と、そういう事情があるので、彼らは不便を受け入れつつ、社会の隙間でこっそり生息している。生きる希望になっているのは、失踪した母親が帰ってくるかもしれないという期待だけ。電気・ガス・水道が止められても、行政に頼らず何とかやりくりしている。人間はこの地上に存在する限り、どこかに所属しなければならない。行政に存在を捕捉されなければならない。都市部で漂流している彼らは、社会のシステムエラーみたいなもので、日本の社会制度が不完全なことを物語っている。現行の法律では彼らを救うことはできない。

母親のけい子は、ネグレクトをしているとはいえ悪い人物ではない。ただ、大人として最低限必要とされる責任感が欠けているだけである。ひょっとしたら発達障害か知的障害を抱えているのかもしれない。少なくとも子供と一緒にいるときは愛想がよく、何か粗相をしても体罰を与えないだけの分別はある。とはいえ、子供たちには身勝手なエゴを押し付けている。学校に行かせなかったり、外に出るのを禁じていたりする。愛情を餌に子供たちを従わせているのだ。このやり方は傍から見ると悪辣で、子供たちを救うにはまず彼女をどうにかするしかないと思わせる。

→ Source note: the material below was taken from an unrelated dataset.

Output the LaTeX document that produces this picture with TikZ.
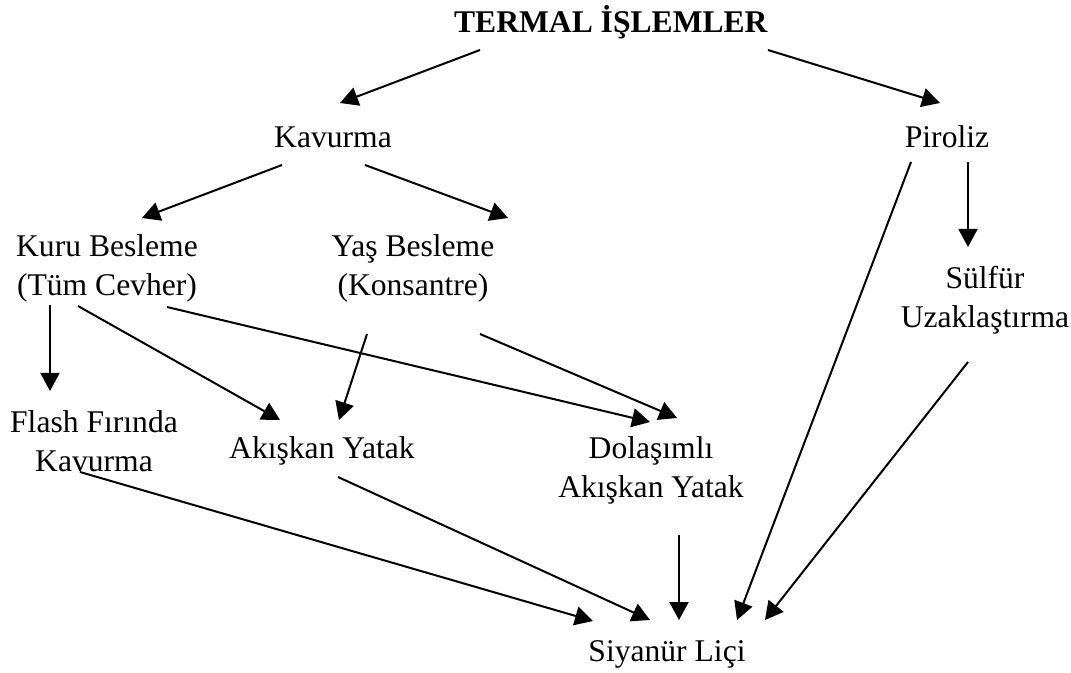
\documentclass[tikz,border=0pt]{standalone}
\usepackage{fontspec}
\setmainfont{Liberation Serif}
\usepackage{tikz}
\usetikzlibrary{arrows.meta,positioning}

\begin{document}
\begin{tikzpicture}[->,>={Triangle[length=9pt,width=9.5pt]},line width=1pt,
  x=0.5pt,y=-0.5pt,
  every node/.style={inner sep=0pt,align=center,font=\fontsize{15.8}{19.5}\selectfont}]

\useasboundingbox (0,0) rectangle (1071,673);

\node (T)     at (611,22)  {\textbf{TERMAL İŞLEMLER}};
\node (kav)   at (333,137) {Kavurma};
\node (pir)   at (947,137) {Piroliz};
\node (kuru)  at (107,268) {Kuru Besleme\\(Tüm Cevher)};
\node (yas)   at (413,268) {Yaş Besleme\\(Konsantre)};
\node (sul)   at (985,300) {Sülfür\\Uzaklaştırma};
\node (flash) at (94,441)  {Flash Fırında\\Kavurma};
\node (ak)    at (322,451) {Akışkan Yatak};
\node (dol)   at (651,470) {Dolaşımlı\\Akışkan Yatak};
\node (siy)   at (667,654) {Siyanür Liçi};

\path
  ([shift={(-131,28)}]T.center)  edge ([shift={(7,-34)}]kav.center)
  ([shift={(157,28)}]T.center)   edge ([shift={(-7,-34)}]pir.center)

  ([shift={(-51,28)}]kav.center) edge ([shift={(35,-50)}]kuru.center)
  ([shift={(32,28)}]kav.center)  edge ([shift={(95,-50)}]yas.center)

  ([shift={(21,25)}]pir.center)  edge ([shift={(-17,-53)}]sul.center)
  ([shift={(-36,25)}]pir.center) edge ([shift={(70,-34)}]siy.center)

  ([shift={(-57,37)}]kuru.center) edge ([shift={(-44,-50)}]flash.center)
  ([shift={(-29,38)}]kuru.center) edge ([shift={(-42,-31)}]ak.center)
  ([shift={(60,39)}]kuru.center)  edge ([shift={(-1,-48)}]dol.center)

  ([shift={(-46,66)}]yas.center) edge ([shift={(17,-31)}]ak.center)
  ([shift={(67,66)}]yas.center)  edge ([shift={(26,-52)}]dol.center)

  ([shift={(-17,62)}]sul.center)   edge ([shift={(98,-34)}]siy.center)
  ([shift={(-14,31)}]flash.center) edge ([shift={(-74,-33)}]siy.center)
  ([shift={(16,26)}]ak.center)     edge ([shift={(-17,-34)}]siy.center)
  ([shift={(28,65)}]dol.center)    edge ([shift={(12,-34)}]siy.center)
;
\end{tikzpicture}
\end{document}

しかし、そんな母親でも親であることには代わりがなく、子供たちを彼女と引き離すべきかは疑問だ。引き離したら当然、子供たちは施設送りになってしまう。誰もそんなことは望んでいないだろう。そこが家族関係の難しさで、ここにも社会のシステムエラーが存在するのだった。

この社会は完璧ではない。いくらでも隙間が存在する。本作はその事実をこれでもかと突きつけてくる。